Do you test floor drains?

I received a call from a client who I did an inspection for back in February. They had water coming up through the floor drain in the laundry room that flooded a portion of the first floor. Plumber came out and rodded to the street and when that didn’t work, rodded the drain inside the house and this cleared the clog.

They weren’t looking to blame me for anything (Thank God for spending the time to explain the limitations of an inspection!) and were just looking for advice, but it got me to thinking that maybe I’d be doing a better job for my client if I started running water down these to test for drainage.

Do any of you check this and if so, how?


When people are moving many just take left over cereal ,flour, salt,cofee, macaroni and many other things including fish tank gravel down the drain.
You can not be responsible for what happens after the inspection.

… Cookie

To test them properly one would need a hose or some other method to run a lot of water to be sure. No, I don’t typically test them and note it in the report and verbally, if the client is present.

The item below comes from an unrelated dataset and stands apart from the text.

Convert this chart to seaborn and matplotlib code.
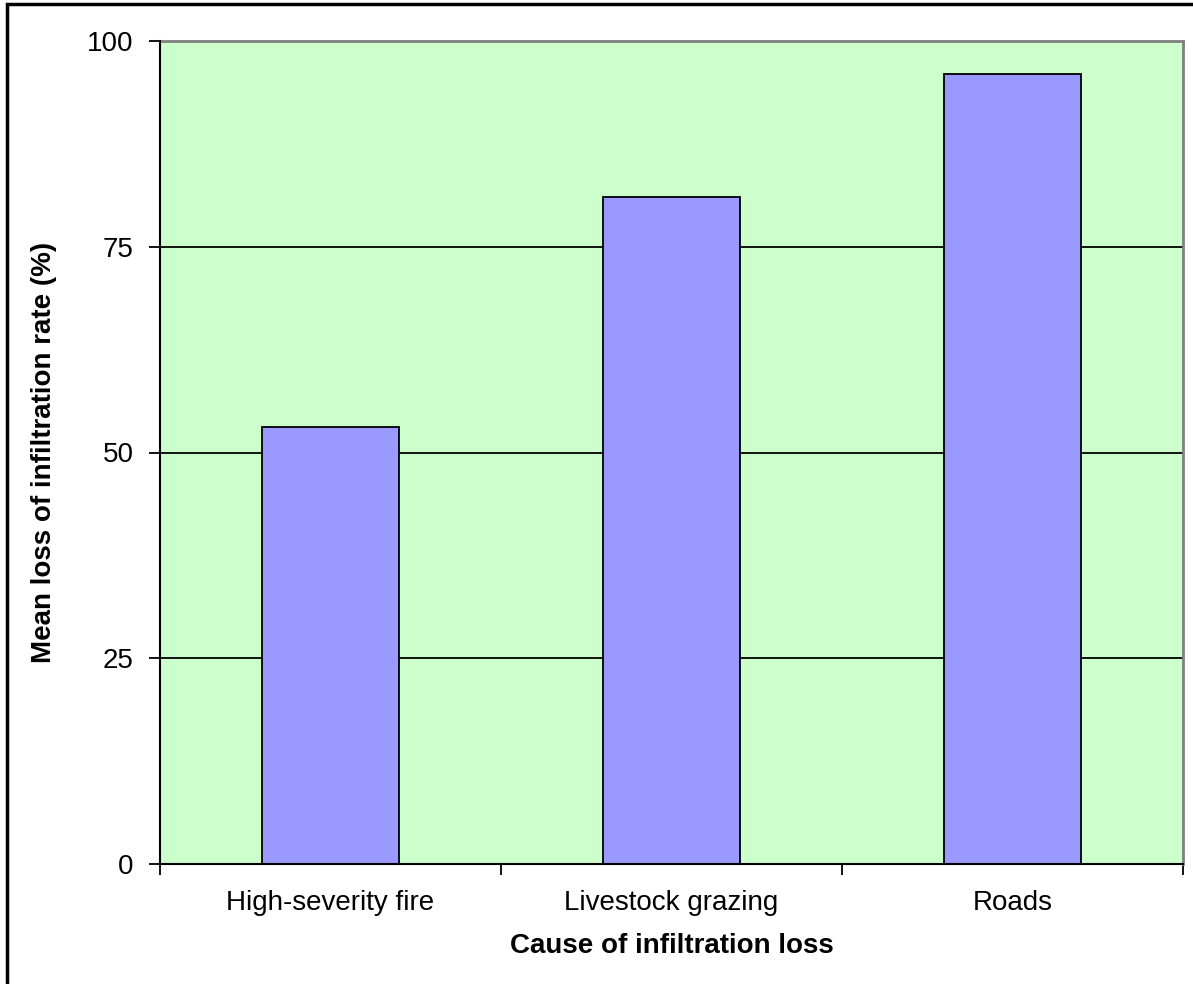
import matplotlib
matplotlib.use("Agg")
import matplotlib.pyplot as plt
import seaborn as sns
import pandas as pd
from matplotlib.patches import Rectangle

categories = ["High-severity fire", "Livestock grazing", "Roads"]
values = [53.1, 81.1, 96.0]
yticks = [0, 25, 50, 75, 100]

sns.set_theme(style="white")
plt.rcParams["font.family"] = ["Liberation Sans", "DejaVu Sans"]

W, H = 1193, 984
L, R, T, B = 160, 1183, 41, 864
fig = plt.figure(figsize=(W / 100, H / 100), dpi=100)
ax = fig.add_axes([L / W, 1 - B / H, (R - L) / W, (B - T) / H])
ax.set_facecolor("#CCFFCC")

df = pd.DataFrame({"cause": categories, "value": values})
sns.barplot(data=df, x="cause", y="value", ax=ax, color="#9999FF",
            saturation=1, width=0.4, edgecolor="black", linewidth=1.3, zorder=3)

FS = 20
ax.set_xlim(-0.5, 2.5)
ax.set_ylim(0, 100)
ax.set_yticks(yticks)
ax.set_yticklabels([str(t) for t in yticks], fontsize=FS, color="black")
ax.tick_params(axis="y", which="major", direction="out", length=8, width=1.3,
               color="black", pad=11, left=True)
ax.set_xticks([0, 1, 2])
ax.set_xticklabels(categories, fontsize=FS, color="black")
ax.tick_params(axis="x", which="major", length=0, pad=19)
ax.set_xticks([-0.5, 0.5, 1.5, 2.5], minor=True)
ax.tick_params(axis="x", which="minor", direction="out", length=8, width=1.3,
               color="black", bottom=True)

for t in [25, 50, 75]:
    ax.axhline(t, color="black", lw=1.3, zorder=1)

for s in ["left", "bottom"]:
    ax.spines[s].set_color("black")
    ax.spines[s].set_linewidth(1.5)
    ax.spines[s].set_zorder(4)
for s in ["top", "right"]:
    ax.spines[s].set_color("#808080")
    ax.spines[s].set_linewidth(2)
    ax.spines[s].set_visible(True)

ax.set_xlabel("Cause of infiltration loss", fontsize=FS, fontweight="bold", color="black")
ax.xaxis.set_label_coords(0.5, -(933 - B) / (B - T))
ax.set_ylabel("Mean loss of infiltration rate (%)", fontsize=FS, fontweight="bold", color="black")
ax.yaxis.set_label_coords((57 - L) / (R - L), 0.5)

fig.patches.append(Rectangle((7 / W, -0.1), 1.2, 1 - 4 / H + 0.1, transform=fig.transFigure,
                             fill=False, edgecolor="black", lw=2.5, zorder=10))

fig.savefig("out.png", dpi=100, facecolor="white")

With all the rain we’ve been having, It’s not suprising that they’ve backed up. I’m sure many of their neighbors have as well.
If you “tested” a floor drain by running water into it and it did back up, the sellers would probably stick you with a bill for the plumber + damages caused by the water. If it ran clear, there’s no way to predict what three days of thunderstorms (or macaroni, or fish tank gravel, etc) will do to it. If it is a problem whenever it rains a video inspection would let you see if there’s any problem in the drain itself. if it is a design (or load) problem and the city sewer is backing up a backwater valve can be installed outside.

Another favorite item people “flush” down the toilet is used kitty litter. Thats right, the kind that clumps when it gets wet. Once it gets down the drain just a short way it turns to concrete. The taletell signs are traces of the litter in the bottom of the hopper that have solidified. It is everyone’s right to be stupid, some just abuse the privilege. As stated, when people move out, they empty the freezer, the fridge and dump everything down the garbage disposal (which is not designed for that kind of usage, one would need a restaurant style disposal), then throw all those dirty containers into the dishwasher, which drains into the garbare disposal too, completely overwhelming the system, resulting in clogged drains and you get the call when the folks move in and find the problem. I explain this process to everyone I do an inspection for if there is a garbage disposal at the kitchen sink, especially one that is old and anemic and can barely puree an ice cube. Educate your customers!!!

A related question - do you ever recommend installing a floor drain when you inspect rooms where a plugged toilet or other serious leak would do a lot of damage to the area or the floors below?

That would include every upstairs bathroom, laundry, and equipment room. The answer is no. There is no requirement for it, so why should I recommend one? The cost of plumbing an existing house this way would be prohibitive.

All my reports say this: “Because of the damage that could result to flooring systems from “destructive testing” for which we could be held liable, we do not test the overflow drains for bathtubs, shower pans or floor drains.”

If they’re in a place where they may not have had any water down them in a while, I tell the client how the trap works and explain what happens when all the water evaporates. Don’t test them though.

In some houses around here the floor drains are not connected to the sanitary system but drain directly outside instead. The theory is that if the sanitary system is plugged up hainv a floor drained into it would not be of much help. Probably not allowed in some jurisdictions, but a very effective and sfafe installation, IMHO, given the rare ocassions of use.

If I have an accessible water supply ie laundry tub, hose bib off water supply line, washer hose bib ect. I test the drain. I bring a set of adapters I picked up at a local hardware store which allows me to attach a hose to just about any faucet. I also made an approximately 15’ hose that I bring to my inspections. While inspecting the furnace and water heater I attach the hose and run water into the drain at a moderate flow for at least five minutes. By then it should have reached the street sewer and I will know if there are any blockages. If it’s running smoothly I increase the flow. Obviously I never leave the room and always keep an eye (and ear) on the drain. I have been doing this for the past five years or so ever since a competitor got sued for not testing a drain and the clients drain backing up the next week! If the drain or a water supply is not available I notate that in my report. You should have in your pre-inspection agreement a section that specifically excludes concealed or latent defects from the inspection to cover yourself should the seller due the cat litter thing after you leave.